For a 2,000 square foot attic using the 1:300 ratio, you need approximately 6.7 square feet (960 square inches) of total NFA — about 480 square inches of intake and 480 square inches of exhaust. A continuous ridge vent typically provides 18 NFA per linear foot, so a 40-foot ridge provides 720 square inches — more than adequate for exhaust. Continuous soffit vents at 9 NFA per linear foot need about 54 linear feet total to match.

Frequently Asked Questions

How do I know if my attic has enough ventilation?

On a hot day, go into the attic. If it is dramatically hotter than the outside air (20+ degrees difference), ventilation is insufficient. In winter, look for frost on the underside of the roof sheathing or moisture stains on rafters. You can also calculate the required NFA based on your attic area and compare it to the NFA of your existing vents.

Can I have too much roof ventilation?

In practice, too much ventilation is rarely a problem for the roof itself. However, excessive exhaust ventilation without matching intake can depressurize the attic and pull conditioned air from the living space through ceiling penetrations, increasing energy costs.

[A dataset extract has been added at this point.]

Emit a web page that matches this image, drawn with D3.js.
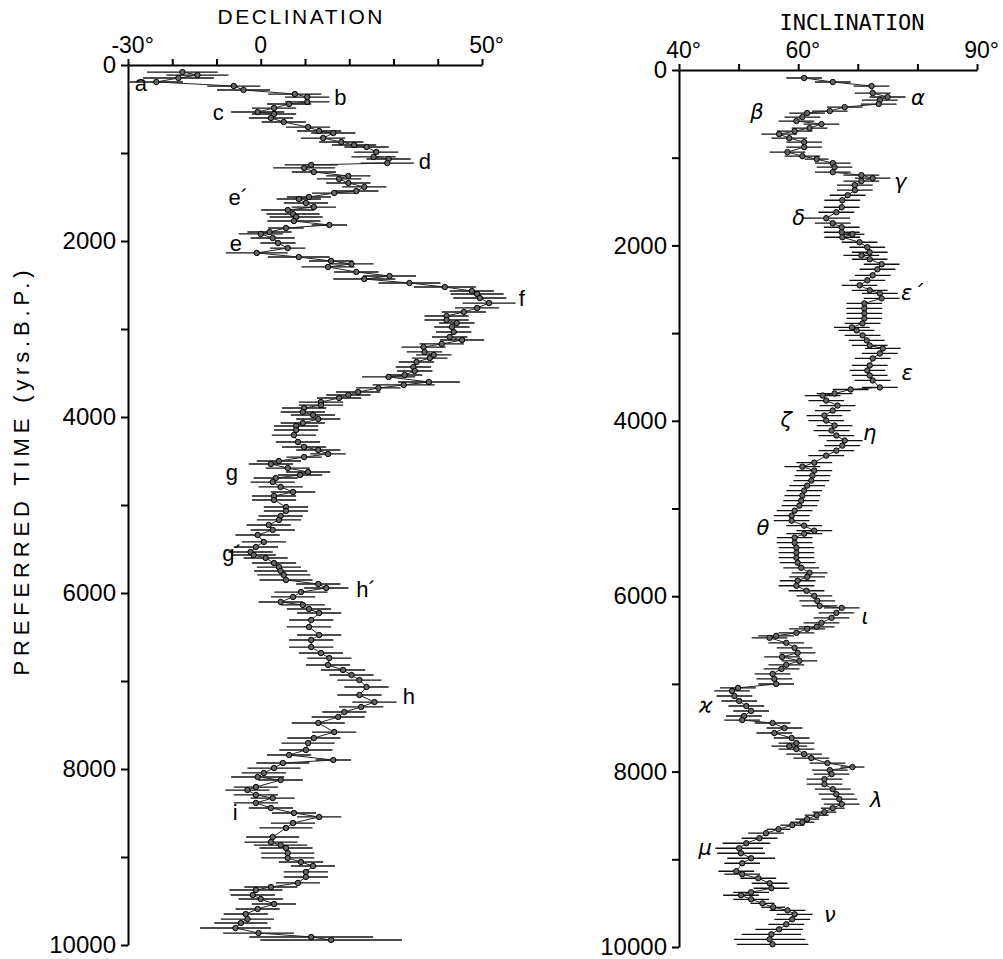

The key is balance between intake and exhaust, not total volume.

Do I need roof ventilation if my attic is sealed and insulated?

If your home has a sealed, unvented attic (spray foam insulation on the underside of the roof deck), traditional attic ventilation is not needed and should not be installed — it would undermine the sealed system. This approach is common in hot, humid climates. All other attic configurations benefit from proper ventilation.

Will a ridge vent leak in heavy rain or snow?

Properly installed ridge vents with external baffles are designed to prevent rain and snow infiltration. The baffles deflect water and wind-driven rain. In extreme conditions (hurricane-force winds), some water may enter, but this is true of any roof component. Quality ridge vent products from reputable manufacturers are tested to withstand 110+ mph wind-driven rain.